--- DIRECTION ---
Include the line containing "clip_on=False)" and all lines before it, repeated exactly from the listing below, without pictures.

--- Start of INFORMATION SUPPLIED ---

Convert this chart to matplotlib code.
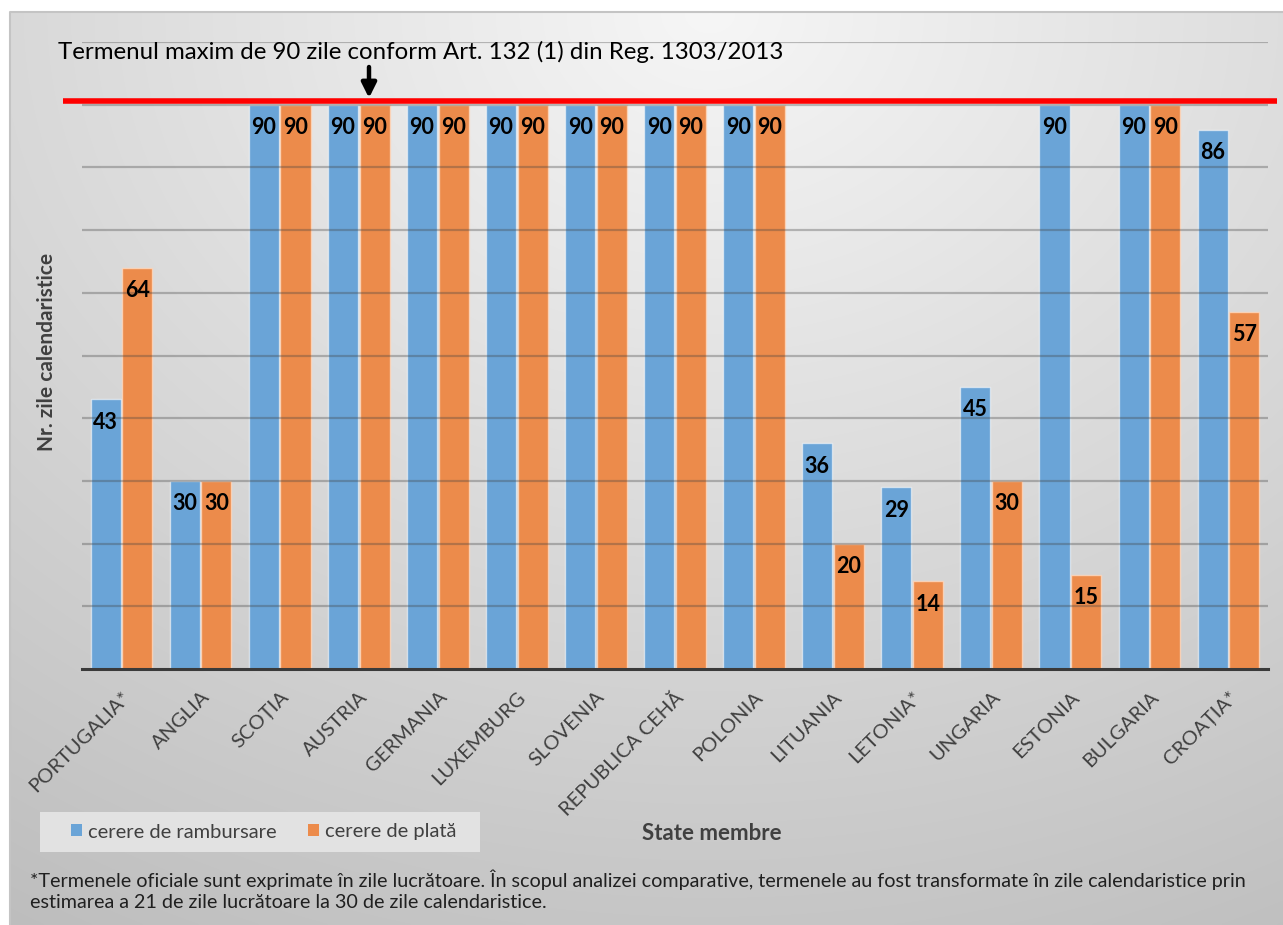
import matplotlib
matplotlib.use("Agg")
import matplotlib.pyplot as plt
import numpy as np
from matplotlib.patches import Patch, Rectangle
from matplotlib.transforms import offset_copy

# ── Data ─────────────────────────────────────────────────────────────────────
states = ["PORTUGALIA*", "ANGLIA", "SCOȚIA", "AUSTRIA", "GERMANIA", "LUXEMBURG",
          "SLOVENIA", "REPUBLICA CEHĂ", "POLONIA", "LITUANIA", "LETONIA*",
          "UNGARIA", "ESTONIA", "BULGARIA", "CROAȚIA*"]
rambursare = [43, 30, 90, 90, 90, 90, 90, 90, 90, 36, 29, 45, 90, 90, 86]
plata      = [64, 30, 90, 90, 90, 90, 90, 90, 90, 20, 14, 30, 15, 90, 57]
limit_days = 90

series_names = ["cerere de rambursare", "cerere de plată"]
title_text = "Termenul maxim de 90 zile conform Art. 132 (1) din Reg. 1303/2013"
footnote = ("*Termenele oficiale sunt exprimate în zile lucrătoare. În scopul analizei "
            "comparative, termenele au fost transformate în zile calendaristice prin\n"
            "estimarea a 21 de zile lucrătoare la 30 de zile calendaristice.")

BLUE = "#6aa4d7"
ORANGE = "#ec8b4b"
DARK = "#404040"
FONT = "Lato"

W, H = 1283, 925
fig = plt.figure(figsize=(W / 100, H / 100), dpi=100, facecolor="white")
plt.rcParams["font.family"] = [FONT, "DejaVu Sans"]

# ── Gradient background panel ───────────────────────────────────────────────
bg_ax = fig.add_axes([10 / W, 0, (W - 10) / W, (H - 12) / H], zorder=-5)
bg_ax.set_axis_off()
v, u = np.mgrid[0:1:400j, 0:1:560j]
d = np.sqrt(((u - 0.55) / 0.9) ** 2 + v ** 2)
g = np.clip(0.965 - 0.19 * d, 0, 1)
bg_ax.imshow(np.stack([g, g, g], axis=-1), extent=[0, 1, 0, 1], aspect="auto",
             origin="upper", interpolation="bilinear")
bg_ax.plot([0, 0, 1], [0, 1, 1], color="#c4c4c4", lw=1.5, transform=bg_ax.transAxes,
           clip_on=False)

# ── Main axes ────────────────────────────────────────────────────────────────
ax = fig.add_axes([82 / W, (H - 669) / H, 1186 / W, 627 / H])
ax.set_facecolor("none")
x = np.arange(len(states))
bw = 0.38
b1 = ax.bar(x - 0.2, rambursare, bw, color=BLUE, edgecolor=(1, 1, 1, 0.55),
            linewidth=1, zorder=2)
b2 = ax.bar(x + 0.2, plata, bw, color=ORANGE, edgecolor=(1, 0.85, 0.75, 0.8),
            linewidth=1, zorder=2)

ax.set_xlim(-0.5, len(states) - 0.5)
ax.set_ylim(0, 100)
ax.set_yticks(np.arange(10, 101, 10))
ax.yaxis.grid(True, color="#404040", alpha=0.33, lw=1.6, zorder=3)
ax.set_axisbelow(False)
ax.tick_params(axis="y", length=0, labelleft=False)
for s in ["top", "right", "left"]:
    ax.spines[s].set_visible(False)
ax.spines["bottom"].set_color("#3a3a3a")
ax.spines["bottom"].set_linewidth(2.2)
ax.spines["bottom"].set_zorder(4)

ax.set_xticks(x)
ax.set_xticklabels(states, rotation=45, ha="right", rotation_mode="anchor",
                   fontsize=14.5, color=DARK)
ax.tick_params(axis="x", length=0, pad=14)

for bars in (b1, b2):
    for rect in bars:
        ax.annotate(f"{rect.get_height():.0f}",
                    (rect.get_x() + rect.get_width() / 2, rect.get_height()),
                    xytext=(0, -16.5), textcoords="offset points",
                    ha="center", va="center", fontsize=15.5, fontweight="bold",
                    color="black", zorder=5)

# red limit line, sitting just on top of the 90-day bars
red_tr = offset_copy(ax.get_yaxis_transform(), fig=fig, y=3.5, units="dots")
ax.plot([-0.016, 1.008], [limit_days, limit_days], color="#ff0000", lw=4,
        transform=red_tr, clip_on=False, zorder=6, solid_capstyle="butt")

ax.set_ylabel("Nr. zile calendaristice", fontsize=15, fontweight="bold",
              color=DARK)
ax.yaxis.set_label_coords(-25 / 1186, (669 - 352) / 627)

# ── Figure-level annotations ────────────────────────────────────────────────
fig.text(58 / W, 1 - 52 / H, title_text, fontsize=17.3, color="black",
         ha="left", va="center")
ax.annotate("", xy=(369, H - 98), xytext=(369, H - 67),
            xycoords="figure pixels", textcoords="figure pixels",
            arrowprops=dict(arrowstyle="-|>", lw=3.2, color="black",
                            mutation_scale=22, shrinkA=0, shrinkB=0))

fig.text(712 / W, 1 - 833 / H, "State membre", fontsize=16, fontweight="bold",
         color=DARK, ha="center", va="center")

fig.patches.append(Rectangle((40 / W, 1 - 852 / H), 440 / W, 40 / H,
                             transform=fig.transFigure, facecolor="#e2e2e2",
                             edgecolor="none", zorder=1))
handles = [Patch(facecolor=BLUE, edgecolor="none"),
           Patch(facecolor=ORANGE, edgecolor="none")]
fig.legend(handles, series_names, loc="center", bbox_to_anchor=(264 / W, 1 - 832 / H),
           ncol=2, frameon=False, fontsize=14.5, handlelength=0.55, handleheight=0.55,
           handletextpad=0.3, columnspacing=1.55, labelcolor=DARK)

fig.text(30 / W, 1 - 890 / H, footnote, fontsize=14.2, color="#202020",
         ha="left", va="center", linespacing=1.3)

fig.savefig("out.png", dpi=100, facecolor="white")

--- End of INFORMATION SUPPLIED ---

--- EXPECTED ANSWER ---
Convert this chart to matplotlib code.
import matplotlib
matplotlib.use("Agg")
import matplotlib.pyplot as plt
import numpy as np
from matplotlib.patches import Patch, Rectangle
from matplotlib.transforms import offset_copy

# ── Data ─────────────────────────────────────────────────────────────────────
states = ["PORTUGALIA*", "ANGLIA", "SCOȚIA", "AUSTRIA", "GERMANIA", "LUXEMBURG",
          "SLOVENIA", "REPUBLICA CEHĂ", "POLONIA", "LITUANIA", "LETONIA*",
          "UNGARIA", "ESTONIA", "BULGARIA", "CROAȚIA*"]
rambursare = [43, 30, 90, 90, 90, 90, 90, 90, 90, 36, 29, 45, 90, 90, 86]
plata      = [64, 30, 90, 90, 90, 90, 90, 90, 90, 20, 14, 30, 15, 90, 57]
limit_days = 90

series_names = ["cerere de rambursare", "cerere de plată"]
title_text = "Termenul maxim de 90 zile conform Art. 132 (1) din Reg. 1303/2013"
footnote = ("*Termenele oficiale sunt exprimate în zile lucrătoare. În scopul analizei "
            "comparative, termenele au fost transformate în zile calendaristice prin\n"
            "estimarea a 21 de zile lucrătoare la 30 de zile calendaristice.")

BLUE = "#6aa4d7"
ORANGE = "#ec8b4b"
DARK = "#404040"
FONT = "Lato"

W, H = 1283, 925
fig = plt.figure(figsize=(W / 100, H / 100), dpi=100, facecolor="white")
plt.rcParams["font.family"] = [FONT, "DejaVu Sans"]

# ── Gradient background panel ───────────────────────────────────────────────
bg_ax = fig.add_axes([10 / W, 0, (W - 10) / W, (H - 12) / H], zorder=-5)
bg_ax.set_axis_off()
v, u = np.mgrid[0:1:400j, 0:1:560j]
d = np.sqrt(((u - 0.55) / 0.9) ** 2 + v ** 2)
g = np.clip(0.965 - 0.19 * d, 0, 1)
bg_ax.imshow(np.stack([g, g, g], axis=-1), extent=[0, 1, 0, 1], aspect="auto",
             origin="upper", interpolation="bilinear")
bg_ax.plot([0, 0, 1], [0, 1, 1], color="#c4c4c4", lw=1.5, transform=bg_ax.transAxes,
           clip_on=False)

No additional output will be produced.